Only you can create who you were born to be. If you choose, you can use many tools to do so. One of them is Magick.

But how do you do Magick? Who do you believe? What do you believe?


The uphill battle starts early

Problem is, it’s too easy to take someone else’s opinion on what you should do or how (or who) you should be. There’s a lot of pressure coming from everywhere to bend to authority and to peers. It starts early, with parents who want to protect their children by choosing for them. From the very first day of school kids are taught to follow directions, and teachers don’t have time to allow for kids to learn by seeing where the wrong path will take them. After that it’s teen years with the pressure to fit in, to belong. And after that, well, the habits of conforming are hard to break, and there's little outside encouragement to do so.

Trouble is, all your life probably all who have been your teachers have taught what you should do without ever teaching you how to be the person your born to be.


Magick in your life

They also say that when the student is ready, the teacher will come. The teacher is, of course, you -- but you have to choose to believe that.

Somewhere along the line most people do learn how to start making choices based on their own desires, but for most those choices are limited in scope. Most people live reactive lives most of the time, letting the circumstances they encounter dictate which paths they take. For some, though, the need to create original works – of art or knowledge or discovery, including becoming the self that you choose – overcomes the powerful outside pressures to conform. This means approaching life very differently.

The creative act requires opening from the inside, opening to the inside and then through to the other side to let the energy of the universe flow back up that pipeline to manifest in your personal reality.

If you don’t know who you are, you are creating blindly. If you are creating blindly, you can’t know if you are creating your own work or if you are in fact creating at all.

If you take someone else’s word for who you are, you aren't creating your own work -- you’re simply assembling someone else’s vision.

Creating art or creating a new personal reality – it’s all the same. It requires understanding that if it’s going to be your life, it has to be your choices that create it. That means taking a good look at yourself, acknowledging all that you are – the good and the bad, the attractive and the ugly - and accepting that it is there, that it is you, and that it is, in the end, all perfect. 

This is the first and most important step. You can’t change what you don’t know about. And then you boldly go where you've never been before.  

Know Thyself.  Then Do What Thou Wilt.  Other people's words, but they're true. 

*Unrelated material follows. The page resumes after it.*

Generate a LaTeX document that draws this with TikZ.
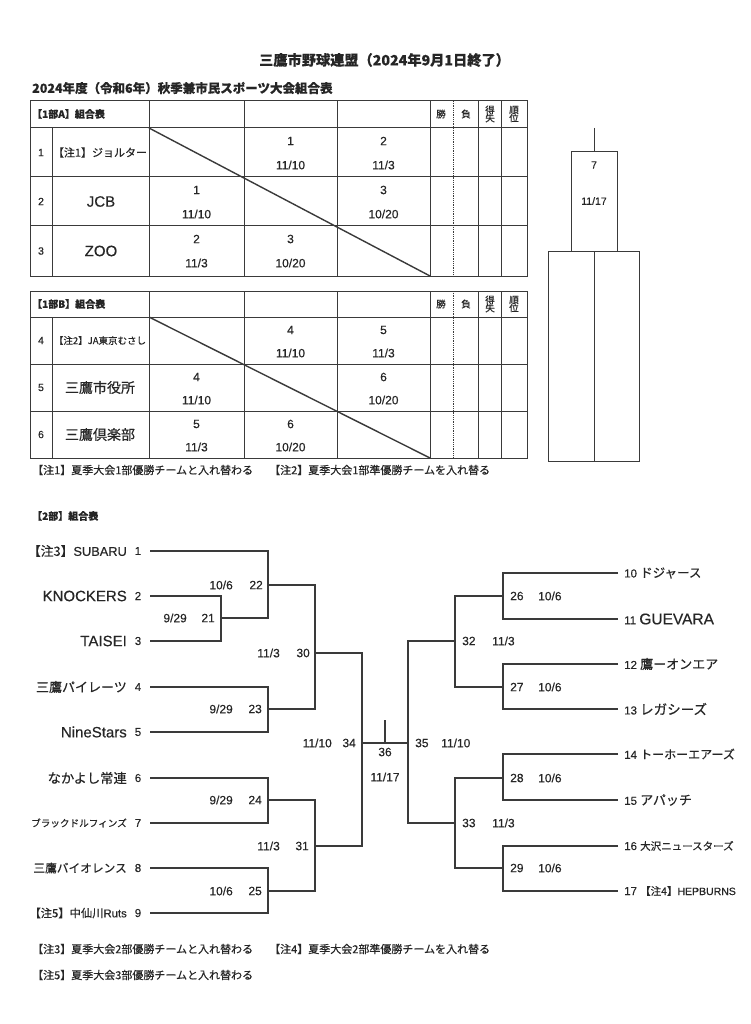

Saturday, February 23, 2013

All In Good Time

The Mage musician's first notes begin to weave the spell.  It becomes harder and harder for the listener to focus on the guitar’s individual sound as the ritual builds.  The music becomes ripe with meaning above and beyond lyrics or melody…  and then suddenly Magick bursts into the world. 

Mage Music 41
Mage Music 41 - All In Good Time jimmypagemusic.blogspot.com
Mage Music 41 - All In Good Time

Oh please.

In the movies and sword & sorcery books – and in wishful thinking - people believe that all it takes is waving wands or casting spells and then some Magick happens.  Sorry – that is just fiction, not reality. Even the greatest ritual, fueled by the most powerful desire and will, doesn't get Magickal results just like that <snap of fingers>.

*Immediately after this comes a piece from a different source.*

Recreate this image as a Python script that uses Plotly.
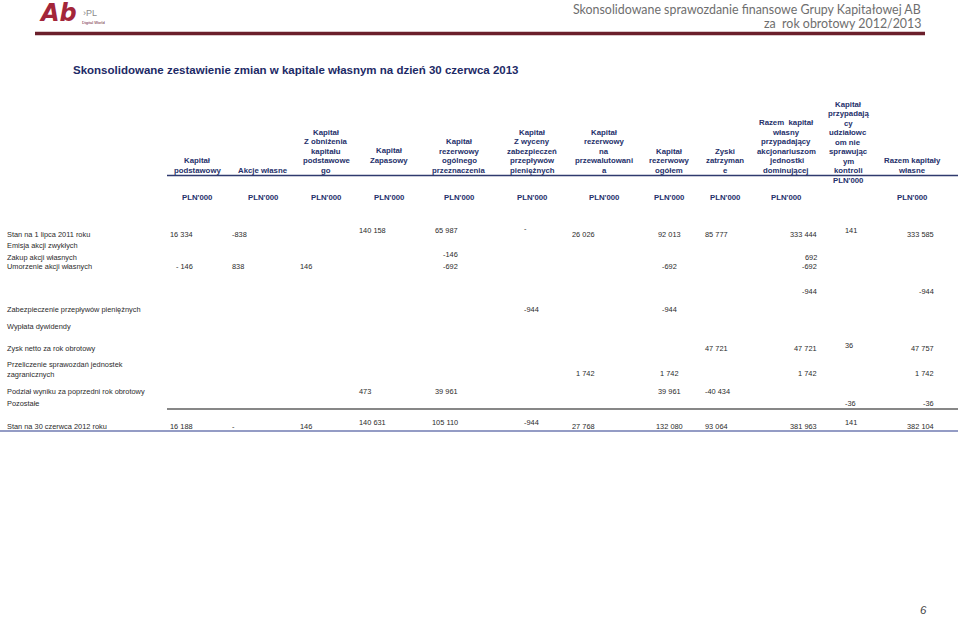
import plotly.graph_objects as go

# ---------------------------------------------------------------- data
column_headers = [
    ["Kapitał", "podstawowy"],
    ["Akcje własne"],
    ["Kapitał", "Z obniżenia", "kapitału", "podstawowe", "go"],
    ["Kapitał", "Zapasowy"],
    ["Kapitał", "rezerwowy", "ogólnego", "przeznaczenia"],
    ["Kapitał", "Z wyceny", "zabezpieczeń", "przepływów", "pieniężnych"],
    ["Kapitał", "rezerwowy", "na", "przewalutowani", "a"],
    ["Kapitał", "rezerwowy", "ogółem"],
    ["Zyski", "zatrzyman", "e"],
    ["Razem  kapitał", "własny", "przypadający", "akcjonariuszom", "jednostki", "dominującej"],
    ["Kapitał", "przypadają", "cy", "udziałowc", "om nie", "sprawując", "ym", "kontroli", "PLN'000"],
    ["Razem kapitały", "własne"],
]
unit_row = ["PLN'000"] * 10 + [None, "PLN'000"]

row_labels = [
    "Stan na 1 lipca 2011 roku",
    "Emisja akcji zwykłych",
    "Zakup akcji własnych",
    "Umorzenie akcji własnych",
    "",
    "Zabezpieczenie przepływów pieniężnych",
    "Wypłata dywidendy",
    "Zysk netto za rok obrotowy",
    "Przeliczenie sprawozdań jednostek<br>zagranicznych",
    "Podział wyniku za poprzedni rok obrotowy",
    "Pozostałe",
    "Stan na 30 czerwca 2012 roku",
]

N = None
stan_2011 = ["16 334", "-838", N, "140 158", "65 987", "-", "26 026", "92 013", "85 777", "333 444", "141", "333 585"]
emisja = [N] * 12
zakup = [N, N, N, N, "-146", N, N, N, N, "692", N, N]
umorzenie = ["- 146", "838", "146", N, "-692", N, N, "-692", N, "-692", N, N]
bez_opisu = [N, N, N, N, N, N, N, N, N, "-944", N, "-944"]
zabezpieczenie = [N, N, N, N, N, "-944", N, "-944", N, N, N, N]
dywidenda = [N] * 12
zysk_netto = [N, N, N, N, N, N, N, N, "47 721", "47 721", "36", "47 757"]
przeliczenie = [N, N, N, N, N, N, "1 742", "1 742", N, "1 742", N, "1 742"]
podzial_wyniku = [N, N, N, "473", "39 961", N, N, "39 961", "-40 434", N, N, N]
pozostale = [N, N, N, N, N, N, N, N, N, N, "-36", "-36"]
stan_2012 = ["16 188", "-", "146", "140 631", "105 110", "-944", "27 768", "132 080", "93 064", "381 963", "141", "382 104"]

rows = [stan_2011, emisja, zakup, umorzenie, bez_opisu, zabezpieczenie, dywidenda,
        zysk_netto, przeliczenie, podzial_wyniku, pozostale, stan_2012]

# ---------------------------------------------------------------- layout (page pixels)
COL_X = [195, 230, 298, 357, 460, 522, 597, 669.5, 703, 819, 843, 936]
COL_ALIGN = ["right", "left", "left", "left", "right", "left", "right", "center",
             "left", "right", "left", "right"]
HEAD_X = [197, 263, 326, 389, 459, 532, 604, 669, 725, 786, 848, 912]
HEAD_BOTTOM = [170, 170, 170, 160, 170, 170, 170, 170, 170, 170, 180, 170]
HEAD_STEP = 9.5
UNIT_Y = 197
ROW_Y = [234, 245, 257, 266, 291, 309, 326, 348, 373, 391, 403, 426]
LABEL_Y = {8: 369.5}
RAISED = {(0, 3): -4, (0, 4): -4, (0, 5): -6, (0, 10): -4, (2, 4): -2.5,
          (7, 10): -3, (11, 3): -4, (11, 4): -4, (11, 5): -4, (11, 10): -4}

FONT = "Arial, 'Liberation Sans', sans-serif"
NAVY = "#25306a"
BODY = "#2b2b2b"

annotations = []


def txt(x, y, text, size, color=BODY, anchor="left", bold=False, **kw):
    font = dict(family=kw.pop("family", FONT), size=size, color=color)
    if bold:
        font["weight"] = "bold"
    if "style" in kw:
        font["style"] = kw.pop("style")
    annotations.append(dict(x=x, y=y, xref="x", yref="y", text=text, showarrow=False,
                            xanchor=anchor, yanchor="middle", font=font, **kw))


# page header
txt(923, 9.5, "Skonsolidowane sprawozdanie finansowe Grupy Kapitałowej AB", 12.4,
    color="#6e6e6e", anchor="right", family="Lato, sans-serif")
txt(923, 23.5, "za  rok obrotowy 2012/2013", 12.4, color="#6e6e6e", anchor="right",
    family="Lato, sans-serif")
txt(37, 12.5, "Ab", 24, color="#a3263a", bold=True, style="italic",
    family="'DejaVu Sans', sans-serif")
txt(81, 12.5, "›PL", 9, color="#8a8a8a")
txt(80, 22, "Digital World", 4, color="#6b2030")
txt(71, 70, "Skonsolidowane zestawienie zmian w kapitale własnym na dzień 30 czerwca 2013",
    11.5, color="#1d2a66", bold=True)

# column headers
for hx, bottom, lines in zip(HEAD_X, HEAD_BOTTOM, column_headers):
    for i, line in enumerate(lines):
        txt(hx, bottom - HEAD_STEP * (len(lines) - 1 - i), line, 7.8, color=NAVY,
            anchor="center", bold=True)
for hx, unit in zip(HEAD_X, unit_row):
    if unit:
        txt(hx, UNIT_Y, unit, 7.8, color=NAVY, anchor="center", bold=True)

# rows
for r, (label, values) in enumerate(zip(row_labels, rows)):
    if label:
        txt(5, LABEL_Y.get(r, ROW_Y[r]), label, 7.4, align="left")
    for c, v in enumerate(values):
        if v is None:
            continue
        txt(COL_X[c], ROW_Y[r] + RAISED.get((r, c), 0), v, 7.4, anchor=COL_ALIGN[c])

txt(918, 610, "6", 11.5, color="#444444", style="italic")

shapes = [
    dict(type="line", x0=35, x1=925, y0=33.5, y1=33.5, line=dict(color="#6b1f2b", width=3.5)),
    dict(type="line", x0=167, x1=958, y0=175.5, y1=175.5, line=dict(color="#2f3a6e", width=1.5)),
    dict(type="line", x0=167, x1=958, y0=409, y1=409, line=dict(color="#111111", width=1.2)),
    dict(type="line", x0=0, x1=958, y0=431, y1=431, line=dict(color="#2a3a8c", width=1.2)),
]
for s in shapes:
    s.update(xref="x", yref="y")

fig = go.Figure()
fig.update_layout(
    width=960, height=619,
    margin=dict(l=0, r=0, t=0, b=0),
    paper_bgcolor="white", plot_bgcolor="white",
    xaxis=dict(range=[0, 960], visible=False, fixedrange=True),
    yaxis=dict(range=[619, 0], visible=False, fixedrange=True),
    annotations=annotations, shapes=shapes, showlegend=False,
)
# drop the browser's default 8px body margin so page pixels match axis units
fig.write_html("out.html", config={"displayModeBar": False},
               post_script="document.body.style.margin='0px';")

Yes, the description at the beginning of this post is real enough – as far as it goes.  The thing is, Magick is not just the song you hear or the ritual you see, and Magick doesn't happen the moment the Mage says so mote it be.  

When you’re taken up by the Magick of the music - or the movie or novel - it's easy to overlook the fact that the real-life back story would have to include how long it took the hero Mage (or the bad-guy sorcerer) to reach the level of proficiency needed to get to that point.  Even if some of the months or even years of struggle to master the skills is depicted on screen or in print, having to actually sit through a the truth of all that hard work (work that is likely liberally sauced with failure) would be boring enough that you'd demand your money back.

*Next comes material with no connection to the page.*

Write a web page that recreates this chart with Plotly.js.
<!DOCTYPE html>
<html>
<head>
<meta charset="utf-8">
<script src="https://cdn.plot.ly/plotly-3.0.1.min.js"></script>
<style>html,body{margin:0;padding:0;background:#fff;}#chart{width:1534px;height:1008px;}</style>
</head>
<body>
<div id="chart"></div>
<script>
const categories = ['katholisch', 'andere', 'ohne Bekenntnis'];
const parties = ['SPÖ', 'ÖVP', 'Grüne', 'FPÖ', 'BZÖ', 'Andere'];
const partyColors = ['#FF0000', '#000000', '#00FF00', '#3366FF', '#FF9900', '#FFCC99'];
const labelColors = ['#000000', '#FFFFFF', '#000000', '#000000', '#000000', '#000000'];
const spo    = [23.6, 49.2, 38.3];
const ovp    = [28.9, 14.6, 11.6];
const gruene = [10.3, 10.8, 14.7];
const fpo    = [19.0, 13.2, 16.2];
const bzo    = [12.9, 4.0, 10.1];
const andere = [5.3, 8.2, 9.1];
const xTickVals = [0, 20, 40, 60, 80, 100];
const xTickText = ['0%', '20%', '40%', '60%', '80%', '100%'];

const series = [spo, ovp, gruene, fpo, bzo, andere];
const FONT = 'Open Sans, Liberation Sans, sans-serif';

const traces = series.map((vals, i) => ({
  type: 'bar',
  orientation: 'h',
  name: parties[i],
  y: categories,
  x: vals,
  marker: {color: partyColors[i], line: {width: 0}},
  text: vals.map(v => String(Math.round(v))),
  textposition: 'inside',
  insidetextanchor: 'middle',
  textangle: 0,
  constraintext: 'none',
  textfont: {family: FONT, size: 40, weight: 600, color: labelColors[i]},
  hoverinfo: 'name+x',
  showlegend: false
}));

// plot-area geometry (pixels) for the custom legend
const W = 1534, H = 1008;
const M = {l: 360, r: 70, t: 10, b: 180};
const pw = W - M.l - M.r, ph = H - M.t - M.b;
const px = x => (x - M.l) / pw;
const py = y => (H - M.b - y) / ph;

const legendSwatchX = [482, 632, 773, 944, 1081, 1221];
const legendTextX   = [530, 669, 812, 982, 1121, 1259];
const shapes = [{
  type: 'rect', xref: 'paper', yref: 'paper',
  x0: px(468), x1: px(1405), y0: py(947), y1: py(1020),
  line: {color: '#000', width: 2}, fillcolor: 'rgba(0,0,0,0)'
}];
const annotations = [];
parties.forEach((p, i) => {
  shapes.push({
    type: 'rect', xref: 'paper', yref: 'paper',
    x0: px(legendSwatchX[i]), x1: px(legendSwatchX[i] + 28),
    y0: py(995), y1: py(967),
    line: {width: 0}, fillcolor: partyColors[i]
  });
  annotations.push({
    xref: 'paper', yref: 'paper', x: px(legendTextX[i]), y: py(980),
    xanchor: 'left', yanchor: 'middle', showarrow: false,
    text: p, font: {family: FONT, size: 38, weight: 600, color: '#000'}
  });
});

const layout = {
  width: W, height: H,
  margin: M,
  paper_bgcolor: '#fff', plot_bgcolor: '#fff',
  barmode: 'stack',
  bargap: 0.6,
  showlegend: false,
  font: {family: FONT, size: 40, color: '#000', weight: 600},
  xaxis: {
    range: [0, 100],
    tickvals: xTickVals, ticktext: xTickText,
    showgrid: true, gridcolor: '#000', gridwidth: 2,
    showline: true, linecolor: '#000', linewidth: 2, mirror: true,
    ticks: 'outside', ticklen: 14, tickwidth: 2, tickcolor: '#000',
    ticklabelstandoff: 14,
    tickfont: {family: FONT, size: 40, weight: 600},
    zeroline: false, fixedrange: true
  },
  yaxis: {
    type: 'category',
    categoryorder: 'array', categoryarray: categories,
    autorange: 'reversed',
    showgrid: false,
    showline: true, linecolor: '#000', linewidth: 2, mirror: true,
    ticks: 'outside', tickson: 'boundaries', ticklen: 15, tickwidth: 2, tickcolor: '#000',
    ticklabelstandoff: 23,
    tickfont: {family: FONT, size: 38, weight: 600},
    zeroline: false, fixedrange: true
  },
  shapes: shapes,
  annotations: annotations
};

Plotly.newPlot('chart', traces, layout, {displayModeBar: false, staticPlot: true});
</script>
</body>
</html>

Fiction can skip all the slow parts, but reality can't.  The reality is that little Jimmy put in hour after hour learning to master his guitar, taking days and weeks and months and years to prepare for stepping onto the stage and "effortlessly" creating Magick.

Time is of the essence

One of the defining aspects of ritual is time.

Dealing with time is an art in itself.  The infinite is timeless and all things that can happen in reality are happening at the same time.  Magick is, among other things, an interface between the finite and the infinite, and thus Magick partakes of the timelessness of the infinite to a degree.  It is the sequentiality of time on the human plane that keeps things from happening all at once, including in Magickal ritual.

Humans, even Mages, can’t help being stuck in sequential time, but that is a good thing.  Without sequential time we would not have music.  Inherent in movement is stopping, inherent in sound is silence. Thus, part of the art of dealing with time is knowing when to pause and when to stop – to know when enough is about to become too much.

The Mage begins the Work long before the first note of the guitar resonates in the world.  The requirements of the ritual have shaped the preparation; the preparation provides the momentum that builds over time until the point of change is imminent.  Only then is the first note of ritual sounded.  The ritual must take only the time needed to tip the momentum into change. More than that is too much, for Magick happens in its own good time. Amen.